(STATED TASK)
Copy exactly the lines from the start of the material through the line with "['0', '0.005', '0.01', '0.015', '0.02', '0.025'];". Pictures stay out of the copy.

(COLLECTED DATA)

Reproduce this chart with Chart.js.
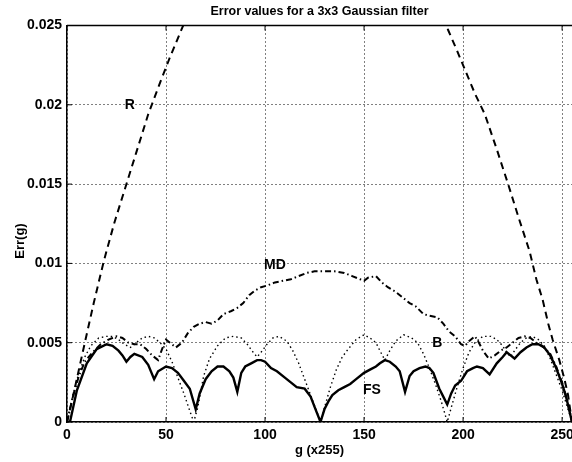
<!DOCTYPE html>
<html><head><meta charset="utf-8">
<script src="https://cdn.jsdelivr.net/npm/chart.js@4.4.0/dist/chart.umd.min.js"></script>
<style>
html,body{margin:0;padding:0;background:#fff;overflow:hidden;}
#wrap{position:relative;width:572px;height:462px;}
</style></head><body>
<div id="wrap"><canvas id="c"></canvas></div>
<script>
const chartTitle = 'Error values for a 3x3 Gaussian filter';
const xAxisTitle = 'g (x255)';
const yAxisTitle = 'Err(g)';
const xTicks = [0, 50, 100, 150, 200, 250];
const yTicks = [0, 0.005, 0.01, 0.015, 0.02, 0.025];
const yTickLabels = ['0', '0.005', '0.01', '0.015', '0.02', '0.025'];

// FS (solid)
const fsX = [0,1.5,5,10,15,20,23,26,28,30,32,34,38,41,44,46,50,53,56,59,62,65,67,70,73,76,79,82,84,86,88,90,93,96,98,100,103,106,110,113,116,120,123,125.5,128,130,132,134,137,140,143,146,150,153,156,158,160.5,163,166,168,170.7,173,175,178,181,183,185,188,190,192,194,196,199,202,205,207,210,213.4,217,220,222,224,226,229,232,235,238,241,244,247,250,252,255];
const fsY = [0,0,0.002,0.0037,0.0046,0.0049,0.0048,0.0045,0.0042,0.0038,0.0041,0.0043,0.0041,0.0036,0.0027,0.0032,0.0035,0.0034,0.0031,0.0026,0.0021,0.0008,0.0018,0.0027,0.0032,0.0035,0.0035,0.0032,0.0028,0.0019,0.0031,0.0035,0.0037,0.0039,0.0039,0.0038,0.0034,0.0032,0.0028,0.0025,0.0022,0.0021,0.0016,0.0008,0,0.0008,0.0013,0.0017,0.002,0.0022,0.0024,0.0027,0.0031,0.0033,0.0035,0.0037,0.0039,0.0038,0.0035,0.0032,0.0019,0.0029,0.0032,0.0034,0.0035,0.0034,0.0031,0.0021,0.0016,0.0011,0.0018,0.0023,0.0026,0.0032,0.0034,0.0035,0.0034,0.0030,0.0037,0.0041,0.0044,0.0042,0.0040,0.0044,0.0047,0.0049,0.0049,0.0047,0.0042,0.0034,0.0024,0.0016,0];

// B (dotted)
const bX = [0,3,6,9,12,16,20,23,26,29,32,35,38,41,44,47,50,53,56,59,62,64,66,69,72,76,80,84,88,91,94,96,98,101,104,107,111,114,117,120,123,126,128,130,133,136,139,142,146,150,153,156,158,160.5,163,166,170,174,177,180,183,186,189,192,194,197,200,203,206,210,214,217,220,222,224,226,229,232,235,238,241,244,247,250,253,255];
const bY = [0,0.0017,0.0031,0.0041,0.0048,0.0053,0.0054,0.0054,0.0052,0.0049,0.0047,0.0050,0.0053,0.0054,0.0053,0.0050,0.0046,0.0038,0.0028,0.0018,0.0007,0,0.0009,0.0029,0.0040,0.0048,0.0053,0.0054,0.0053,0.0049,0.0044,0.0041,0.0044,0.0049,0.0053,0.0054,0.0051,0.0045,0.0037,0.0027,0.0017,0.0007,0,0.0009,0.0022,0.0033,0.0041,0.0046,0.0052,0.0055,0.0053,0.0050,0.0045,0.0039,0.0045,0.0051,0.0055,0.0053,0.0050,0.0043,0.0034,0.0024,0.0013,0,0.0009,0.0022,0.0034,0.0044,0.0050,0.0054,0.0054,0.0052,0.0048,0.0044,0.0041,0.0045,0.0050,0.0053,0.0054,0.0052,0.0048,0.0040,0.0030,0.0020,0.0008,0];

// MD (dash-dot)
const mdX = [0,3,6,9,13,17,21,25,28,31,34,37,40,43,46,48,50,52,55,58,61,64,67,70,73,76,79,83,86,89,92,95,98,101,105,109,113,117,121,125,130,135,140,144,148,150,152,156,159,162,166,170,173,176,180,183,187,190,193,196,199,201,203,206,208,210,213,216,219,222,225,228,231,234,237,240,244,247,250,253,255];
const mdY = [0,0.0016,0.0029,0.0038,0.0044,0.0049,0.0052,0.0054,0.0053,0.0050,0.0049,0.0049,0.0046,0.0042,0.0039,0.0046,0.0052,0.0050,0.0047,0.0050,0.0056,0.0060,0.0062,0.0063,0.0062,0.0064,0.0068,0.0070,0.0072,0.0075,0.0080,0.0083,0.0085,0.0086,0.0088,0.0089,0.0090,0.0092,0.0094,0.0095,0.0095,0.0095,0.0094,0.0092,0.0090,0.0089,0.0091,0.0092,0.0088,0.0085,0.0082,0.0078,0.0075,0.0073,0.0068,0.0067,0.0066,0.0062,0.0057,0.0054,0.0049,0.0048,0.0051,0.0054,0.0050,0.0045,0.0040,0.0042,0.0045,0.0047,0.0050,0.0053,0.0054,0.0053,0.0050,0.0048,0.0043,0.0035,0.0025,0.0012,0];

// R (dashed), left and right branches
const rLeftX = [0,3,6,9,13.5,18.3,20,24,29,35,41,47,52,57,60];
const rLeftY = [0,0.0016,0.0033,0.005,0.0075,0.01,0.0108,0.0126,0.0146,0.0170,0.0194,0.0214,0.0230,0.0245,0.0254];
const rRightX = [190,192.5,197,202,206,211,217,223,228,233.5,237,240.2,243,245.2,248.6,251,253,255];
const rRightY = [0.0255,0.0247,0.0234,0.0219,0.0207,0.0194,0.0172,0.0149,0.0129,0.0108,0.0090,0.0077,0.0062,0.0052,0.0039,0.0028,0.0017,0];

// curve labels
const curveLabels = ['R', 'MD', 'B', 'FS'];
const labelX = [31.7, 105, 187, 154];
const labelY = [0.02, 0.0099, 0.005, 0.002];

function pts(xs, ys){ return xs.map((x,i)=>({x:x, y:ys[i]})); }

const FONT = '"Liberation Sans", Arial, Helvetica, sans-serif';

const decor = {
  id:'decor',
  afterDatasetsDraw(chart){
    const {ctx, chartArea:a, scales:{x, y}} = chart;
    ctx.save();
    ctx.strokeStyle = '#000';
    ctx.lineWidth = 1.5;
    ctx.setLineDash([]);
    ctx.beginPath();
    ctx.moveTo(a.left, a.top); ctx.lineTo(a.right, a.top);
    ctx.stroke();
    ctx.lineWidth = 1;
    ctx.beginPath();
    xTicks.forEach(v=>{ const px = x.getPixelForValue(v);
      ctx.moveTo(px, a.top); ctx.lineTo(px, a.top+5);
      ctx.moveTo(px, a.bottom); ctx.lineTo(px, a.bottom-5); });
    yTicks.forEach(v=>{ const py = y.getPixelForValue(v);
      ctx.moveTo(a.left, py); ctx.lineTo(a.left+5, py); });
    ctx.stroke();
    ctx.fillStyle = '#000';
    ctx.font = 'bold 14px ' + FONT;
    ctx.textAlign = 'center';
    ctx.textBaseline = 'middle';
    curveLabels.forEach((t,i)=>{
      ctx.fillText(t, x.getPixelForValue(labelX[i]), y.getPixelForValue(labelY[i]));
    });
    ctx.font = 'bold 12.5px ' + FONT;
    ctx.fillText(chartTitle, (a.left + a.right)/2, 12);
    ctx.translate(20, 241);
    ctx.rotate(-Math.PI/2);
    ctx.font = 'bold 13px ' + FONT;
    ctx.fillText(yAxisTitle, 0, 0);
    ctx.restore();
  }
};

new Chart(document.getElementById('c'), {
  type:'line',
  data:{ datasets:[
    {label:'FS', data:pts(fsX, fsY), borderColor:'#000', borderWidth:2.4, pointRadius:0, tension:0, fill:false},
    {label:'B', data:pts(bX, bY), borderColor:'#000', borderWidth:1.4, borderDash:[1.5,3], pointRadius:0, tension:0, fill:false},
    {label:'MD', data:pts(mdX, mdY), borderColor:'#000', borderWidth:2, borderDash:[6,3,1.5,3], pointRadius:0, tension:0, fill:false},
    {label:'R', data:pts(rLeftX, rLeftY), borderColor:'#000', borderWidth:2, borderDash:[7,5], pointRadius:0, tension:0, fill:false, clip:0},
    {label:'R2', data:pts(rRightX, rRightY), borderColor:'#000', borderWidth:2, borderDash:[7,5], pointRadius:0, tension:0, fill:false, clip:0}
  ]},
  options:{
    responsive:true, maintainAspectRatio:false, animation:false,
    layout:{padding:{left:0, right:-2.5, top:25.5, bottom:0}},
    plugins:{legend:{display:false}, tooltip:{enabled:false}, title:{display:false}},
    scales:{
      x:{type:'linear', min:0, max:255,
        afterBuildTicks(s){ s.ticks = xTicks.map(v=>({value:v})); },
        afterFit(s){ s.height = 40; s.paddingLeft = 0; s.paddingRight = 0; },
        grid:{color:'#000', lineWidth:1, drawTicks:false},
        border:{display:true, color:'#000', width:1.5, dash:[1,3]},
        ticks:{color:'#000', padding:5, maxRotation:0, font:{family:FONT, size:14, weight:'bold'}},
        title:{display:true, text:xAxisTitle, color:'#000', padding:{top:0,bottom:4}, font:{family:FONT, size:13, weight:'bold'}}
      },
      y:{type:'linear', min:0, max:0.025,
        afterBuildTicks(s){ s.ticks = yTicks.map(v=>({value:v})); },
        afterFit(s){ s.width = 67; s.paddingTop = 0; s.paddingBottom = 0; },
        grid:{color:'#000', lineWidth:1, drawTicks:false},
        border:{display:true, color:'#000', width:1.5, dash:[1,3]},
        ticks:{color:'#000', padding:5, font:{family:FONT, size:14, weight:'bold'},
          callback(v){ const i = yTicks.indexOf(v); return i>=0 ? yTickLabels[i] : ''; }},
        title:{display:false}
      }
    }
  },
  plugins:[decor]
});
</script>
</body></html>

(ANSWER TO THE TASK)
Reproduce this chart with Chart.js.
<!DOCTYPE html>
<html><head><meta charset="utf-8">
<script src="https://cdn.jsdelivr.net/npm/chart.js@4.4.0/dist/chart.umd.min.js"></script>
<style>
html,body{margin:0;padding:0;background:#fff;overflow:hidden;}
#wrap{position:relative;width:572px;height:462px;}
</style></head><body>
<div id="wrap"><canvas id="c"></canvas></div>
<script>
const chartTitle = 'Error values for a 3x3 Gaussian filter';
const xAxisTitle = 'g (x255)';
const yAxisTitle = 'Err(g)';
const xTicks = [0, 50, 100, 150, 200, 250];
const yTicks = [0, 0.005, 0.01, 0.015, 0.02, 0.025];
const yTickLabels = ['0', '0.005', '0.01', '0.015', '0.02', '0.025'];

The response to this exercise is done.